Supporters of Margaret Thatcher and her legacy often point to her housing policies as her greatest achievement. By creating a “freedom of the market” and a “property owning democracy” through the sale of council housing and the removal of ” unnecessary red tape” in the private rented sector, she is claimed to have increased prosperity for all (except perhaps the “feckless”) and to have increased the number of “stakeholders” in a society which at other times she claimed did not exist!
As with the rest of the Thatcherite legacy the success of her housing policies is myth rather than reality. Indeed the consequences have been disastrous, particularly for most of those not even born when she began her destructive and disastrous rule.
The sale of council housing to sitting tenants was certainly an electorally popular policy. In truth it had very little to do with the principles of the market economy. Large discounts were offered to existing tenants who chose to exercise their “right to buy” and many, quite understandably took up the offer, particularly those who were tenants of the high quality homes built by local authorities in the decades before and after the Second World War.
While it may be hard to object to working class tenants being given a subsidy to buy a property, the problem was that the homes that were sold were not replaced. Indeed local councils, who had built and paid for the properties in the first place were not allowed to spend the money raised from the sales on building new homes.
There had never been “council homes for all” but within a decade or so there was a chronic shortage of “social housing” (including housing owned by housing associations and by companies set up to take over much of the remaining council housing) in many areas.
Today many areas has become most areas. In Nottingham there are 13,000 on the waiting list and only 2,500 properties become available per year. In Derbyshire Dales, where, like much of rural Britain, home ownership has become unaffordable for most of the local population, the council website warns against expectation of success for those needing social housing, pointing out that many properties receive over 100 bids in the new “choice based” letting system which they, like other councils, have introduced and which in reality offers no choice at all to most on the waiting list. Across the East Midlands as a whole 120,000 were on social housing waiting lists in 2012, a figure which is likely to have increased since then and which does not include the many more who have given up waiting or have been put off or barred from applying (its one chance only these days and if, for instance, you have ever been in rent arrears you can expect to be refused permission to even join the queue).
So what happens to all those who cannot get social housing and cannot afford to buy?
They have no alternative but to try and find somewhere to rent from a private landlord.
Which brings us on to the another, less publicised but equally influential Thatcherite housing reform: the reduced protection for tenants renting from private landlords. Alongside the reduction in the availability of council and other “social” housing, and offered as an alternative to it, the Thatcher government sought to increase the number of private landlords and private tenancies. To make becoming a private landlord more attractive, and more profitable, rent controls were abolished and the eviction of a tenant was made straightforward, with the tenant having no defence and not having had to have breached any tenancy condition.
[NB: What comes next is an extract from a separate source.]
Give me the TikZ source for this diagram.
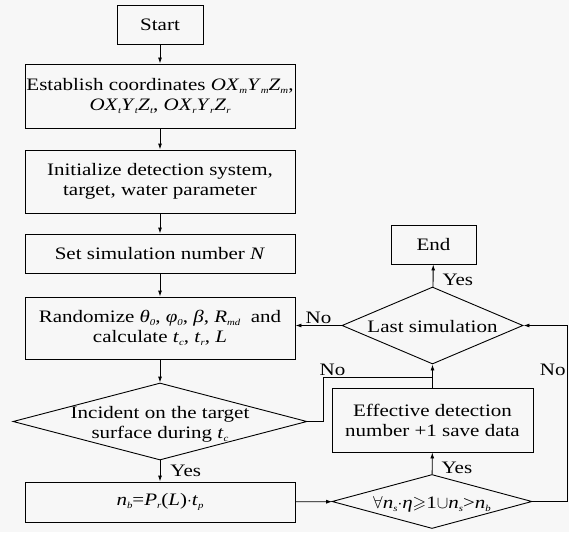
\documentclass[tikz,border=0pt]{standalone}
\usepackage{amssymb}
\usepackage{fontspec}
\setmainfont[FakeStretch=1.2]{Liberation Serif}
\usetikzlibrary{shapes.geometric, arrows.meta}

\tikzset{
	flowbox/.style={draw, rectangle, line width=0.9pt, align=center, inner sep=0pt},
	flowdia/.style={draw, diamond, line width=0.9pt, inner sep=0pt},
	flowline/.style={line width=0.9pt, -{Latex[length=6pt,width=4pt]}},
	flowtag/.style={inner sep=1pt}
}
\newcommand{\iv}[2]{\textit{#1}\raisebox{-3pt}{\fontsize{9}{9}\selectfont\textit{#2}}}
\newcommand{\dtext}[1]{\makebox[0pt]{\smash{\raisebox{-7.5pt}{\begin{tabular}{@{}c@{}}#1\end{tabular}}}}}

\begin{document}
\begin{tikzpicture}[x=1pt, y=-1pt, font=\fontsize{17.5}{20}\selectfont]
	\fill[black!3] (0,0) rectangle (569,532);
	\useasboundingbox (0,0) rectangle (569,532);

	% main column
	\node[flowbox, minimum width=86pt, minimum height=39pt] at (160,24.5) (start){Start};
	\node[flowbox, minimum width=270pt, minimum height=64pt] at (160,96) (coord){Establish coordinates \textit{O}\iv{X}{m}\iv{Y}{m}\iv{Z}{m},\\ \textit{O}\iv{X}{t}\iv{Y}{t}\iv{Z}{t}, \textit{O}\iv{X}{r}\iv{Y}{r}\iv{Z}{r}};
	\node[flowbox, minimum width=270pt, minimum height=63pt] at (160,181.5) (init){Initialize detection system,\\ target, water parameter};
	\node[flowbox, minimum width=270pt, minimum height=39pt] at (160,253.5) (setn){Set simulation number \textit{N}};
	\node[flowbox, minimum width=270pt, minimum height=62pt] at (160,328) (rand){Randomize \iv{θ}{0}, \iv{φ}{0}, \textit{β}, \iv{R}{md} \ and\\ calculate \iv{t}{c}, \iv{t}{r}, \textit{L}};
	\node[flowdia, minimum width=294pt, minimum height=77pt] at (160,421.5) (inc){\dtext{Incident on the target\\ surface during \iv{t}{c}}};
	\node[flowbox, minimum width=270pt, minimum height=40pt] at (160,502) (nb){\iv{n}{b}=\iv{P}{r}(\textit{L})$\cdot$\iv{t}{p}};

	% right column
	\node[flowbox, minimum width=85pt, minimum height=39pt] at (433.5,244.5) (stop){End};
	\node[flowdia, minimum width=181pt, minimum height=77pt] at (432.5,325.5) (last){\dtext{Last simulation}};
	\node[flowbox, minimum width=201pt, minimum height=64pt] at (432.5,420) (eff){Effective detection\\ number +1 save data};
	\node[flowdia, minimum width=200pt, minimum height=54pt] at (432,501.5) (cond){\dtext{$\forall$\iv{n}{s}$\cdot$\textit{η}$\geqslant$1$\cup$\iv{n}{s}>\iv{n}{b}}};

	\coordinate (join) at (432.5,377);
	\coordinate (turn) at (567,501.5);

	\draw[flowline] (start) -- (coord);
	\draw[flowline] (coord) -- (init);
	\draw[flowline] (init) -- (setn);
	\draw[flowline] (setn) -- (rand);
	\draw[flowline] (rand) -- (inc);
	\draw[flowline] (inc) -- node[flowtag, anchor=west, xshift=9pt]{Yes} (nb);
	\draw[flowline] (nb) -- (cond);
	\draw[flowline] (cond) -- node[flowtag, pos=0.3, anchor=west, xshift=8pt]{Yes} (eff);
	\draw[flowline] (eff) -- (last);
	\draw[flowline] (last) -- node[flowtag, pos=0.3, anchor=west, xshift=8pt]{Yes} (stop);
	\draw[flowline] (last.west) -- node[flowtag, above]{No} (last.west -| rand.east);
	\draw[line width=0.9pt] (inc.east) -- ++(16,0) |- node[flowtag, pos=0.5, above, xshift=9pt]{No} (join);
	\draw[flowline] (cond.east) -- (turn) |- node[flowtag, pos=0.375, left]{No} (last.east);
\end{tikzpicture}
\end{document}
The consequence of this? There has been a huge increase in the availability of private tenancies, presented as offering “more choice in the housing market” but in reality, for those unable to afford rents at the luxury end of the market, tenants have fewer rights and little security. Of course not all landlords behave unreasonably, but there is almost no comeback on those that do, whilst even “responsible” landlords are tempted to increase rents and minimise expenditure on repairs and maintenance when their primary aim is private profit, whilst always keeping open the option of evicting the tenant in order to sell the property with vacant possession. For many private tenants there is no opportunity to obtain a permanent home, with the threat of eviction always only two months away, or any expectation that profit driven landlords will carry out anything more than essential repairs.
Many private tenants no doubt continue to aspire to home ownership, which is likely to remain out of reach for many of them, with house prices rising again and wages continuing to stagnate. There is growing evidence that only those benefiting from inherited wealth and / or handouts from relatives can afford to become owner occupiers in large parts of the country, whilst many families face the prospect of moving from one short term private tenancy to another, their children often not in one place long enough to build lasting friendships, and not even being sure about which school they will be going to from one term to the next. With little or no hope of owner occupation or of obtaining the secure, affordable social housing that most of them would prefer.
What does the Green Party say ?
– that everyone is entitled to secure and affordable housing
– that better use should be made of the existing stock, with local councils being given strengthened powers against speculative landlords and owners deliberately keeping housing empty.
– that where and when new housing does need to be built it is done to the highest environmental standards and is affordable for most of those needing housing, whether to rent or to buy.
– that private tenants should have more rights and better protection. In particular Assured Shorthold Tenancies, giving landlords the right to end tenancies without good cause, should be abolished .
Our essential belief is that housing, like health, education and public services in general, is too important to be left to the market to provide and that secure and sustainable housing is a right and not a privilege.
Decent housing for all, for the common good.